Today's subject, extrovert vs. introvert.
Yup, I read and article on it the other day. So a subject that has spent about an hour on my thought list over my life time has been near the top for today.
I've been rating every-body I know. Cor, you are definitely a decided introvert. Sped, you're more extrovert. Ess, I haven't the slightest...extrovert?
Myself, I come out closer to the introvert end. I like my alone time. I can be perceived as quiet if you don't know me. I get crabby at times if forced to spend more then a week with somebody. I don't like phoning people on errands (i.e., the phone company). I don't display my "talents" or lack of, for the world to see. Indeed, is my last sentence not very introverted?
I don't really feel like an introvert inside. Other then the piece of my that revels in an afternoon on the couch with a good book. Extroverts have it easier.
I'm not all the quiet girl. If you know me, I'm loud, opinionated, and often the centre of attention. I like rollercoasters, and listen to rock.
You know what, I really don't have any of this figured out. Which is probably why I've been thinking about it for so long. And which is probably why I shouldn't be posting my lack of decided views on it.
So what's better? Super outgoing, always up for a party (another point, I'm never the first one to say let's go to sleep/home. Chalk up one for Kris the extrovert?) Or reflective and polite? It's not safe to wonder that (so don't. Stop thinking about I tell you).
In my mind, before, it had to do with how you grew up. I'm quiet in any big group because I never spent my adolescence in a room with twenty other kids (and who's not quiet when thrown in a big group of outgoing people?). But now I don't think so. I think if I had I would still be the same. I would just always be around kids I'm always around. Hence I would be the Kristen that you know when you've been around me a bit. Let's talk in circles, why don't we?

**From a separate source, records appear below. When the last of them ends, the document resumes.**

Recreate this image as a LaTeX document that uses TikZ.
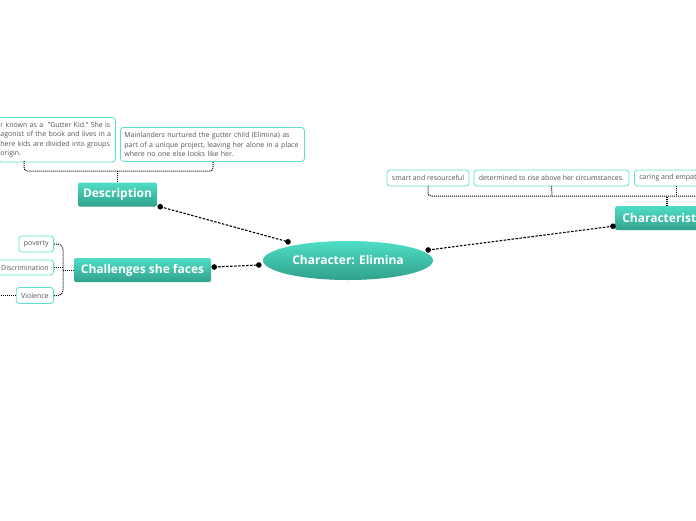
\documentclass[tikz,border=0pt]{standalone}
\usepackage{fontspec}
\setmainfont{Open Sans}
\usetikzlibrary{shapes.geometric}
\definecolor{tealtop}{HTML}{4FDEC7}
\definecolor{tealbot}{HTML}{30A18B}
\definecolor{childborder}{HTML}{5CE3CD}
\definecolor{childtext}{HTML}{555555}
\tikzset{
 topic/.style={rectangle, rounded corners=2pt, top color=tealtop, bottom color=tealbot, text=white, font=\fontsize{12}{14}\selectfont\bfseries, minimum height=24pt, inner xsep=5pt, inner ysep=0pt},
 central/.style={ellipse, top color=tealtop, bottom color=tealbot, text=white, font=\fontsize{12}{14}\selectfont\bfseries, minimum width=170pt, minimum height=39pt, inner sep=0pt},
 leaf/.style={draw=childborder, line width=0.8pt, rounded corners=3pt, fill=white, text=childtext, font=\fontsize{7}{9.5}\selectfont, inner xsep=5pt, inner ysep=3pt, align=left},
 single/.style={leaf, minimum height=16pt, inner ysep=0pt},
 conn/.style={line width=1.1pt, dash pattern=on 2.5pt off 1.5pt},
 brace/.style={line width=1pt, dash pattern=on 1pt off 1pt, rounded corners=3pt},
 stem/.style={line width=1.4pt, dash pattern=on 1pt off 1pt}
}
\begin{document}
\begin{tikzpicture}[x=1pt,y=-1pt]
\useasboundingbox (0,0) rectangle (696,520);
\clip (0,0) rectangle (696,520);
\fill[white] (0,0) rectangle (696,520);

% main nodes
\node[central] (center) at (348,260.5) {Character: Elimina};
\node[topic, minimum width=79pt] (desc) at (117.5,194.5) {Description};
\node[topic, minimum width=137pt] (chal) at (142.5,270) {Challenges she faces};
\node[topic, minimum width=104pt, anchor=west] (charac) at (615,218) {Characteristics};

% description leaves
\node[leaf, anchor=north west, text width=113pt, inner xsep=2pt, inner ysep=4.5pt, minimum height=44pt] (d1) at (-2,117)
 {r known as a\ \ "Gutter Kid." She is\\agonist of the book and lives in a\\here kids are divided into groups\\origin.};
\node[leaf, anchor=north west, text width=176pt, inner xsep=4pt, inner ysep=4.5pt, minimum height=34pt] (d2) at (120,127)
 {Mainlanders nurtured the gutter child (Elimina) as\\part of a unique project, leaving her alone in a place\\where no one else looks like her.};

% characteristics leaves
\node[single] (c1) at (428,178) {smart and resourceful};
\node[single] (c2) at (551.5,178) {determined to rise above her circumstances.};
\node[single, anchor=west] (c3) at (634,178) {caring and empathetic};

% challenges leaves
\node[single, anchor=east] (pov) at (54,244) {poverty};
\node[single, anchor=east, minimum height=15pt] (disc) at (54,267.5) {Discrimination};
\node[single, anchor=east] (viol) at (54,295.5) {Violence};

% brace connectors
\draw[stem] (desc.north) -- (117.5,171);
\draw[brace] (24,161) -- (24,171) -- (213,171) -- (213,161);
\draw[stem] (667,206) -- (667,196);
\draw[brace] (c1.south) -- (428,196) -- (705,196);
\draw[brace] (c2.south) -- (552,196);
\draw[brace] (676,186) -- (676,196);
\draw[brace, rounded corners=5pt] (pov.east) -| (63,270) |- (viol.east);
\draw[brace] (disc.east) -- (63,267.5);
\draw[brace] (63,270) -- (chal.west);
\draw[brace] (viol.west) -- (-5,295.5);

% main connectors
\coordinate (dA) at ([shift={(3,0)}]desc.south east);
\coordinate (dB) at ([shift={(-60,1)}]center.north);
\coordinate (cA) at ([shift={(3,-3)}]chal.east);
\coordinate (cB) at ([shift={(-4,4.5)}]center.west);
\coordinate (kA) at ([shift={(-5,-10.5)}]center.east);
\coordinate (kB) at ([shift={(-2,-4)}]charac.south west);
\draw[conn] (dA) -- (dB);
\draw[conn] (cA) -- (cB);
\draw[conn] (kA) -- (kB);
\foreach \p in {dA,dB,cA,cB,kA,kB} \fill (\p) circle (2.8pt);
\end{tikzpicture}
\end{document}
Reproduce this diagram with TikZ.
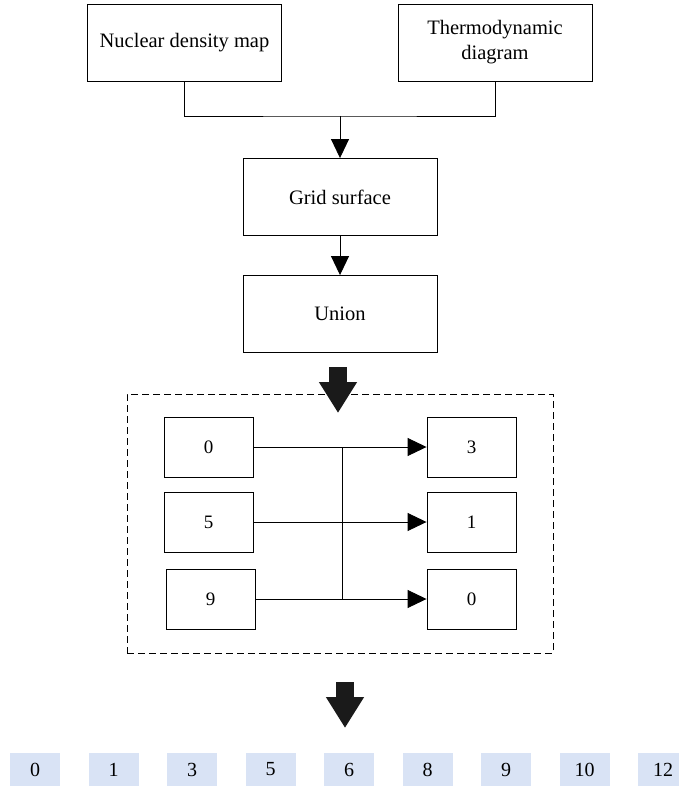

I'm not uncomfortable around people. I don't get sweaty at the thought of small talk. I'm not painfully shy. I just think I rate more as an introvert. And I'm wondering about posting this. Because I just don't know. And I don't want the world to think I'm what I'm not. See, introvert. I don't want people to think I stutter (at least, I don't very often anyway ;). But you all know me anyway. Right?
So introvert, extrovert, and whatever that means. Screw it, I'm Kris.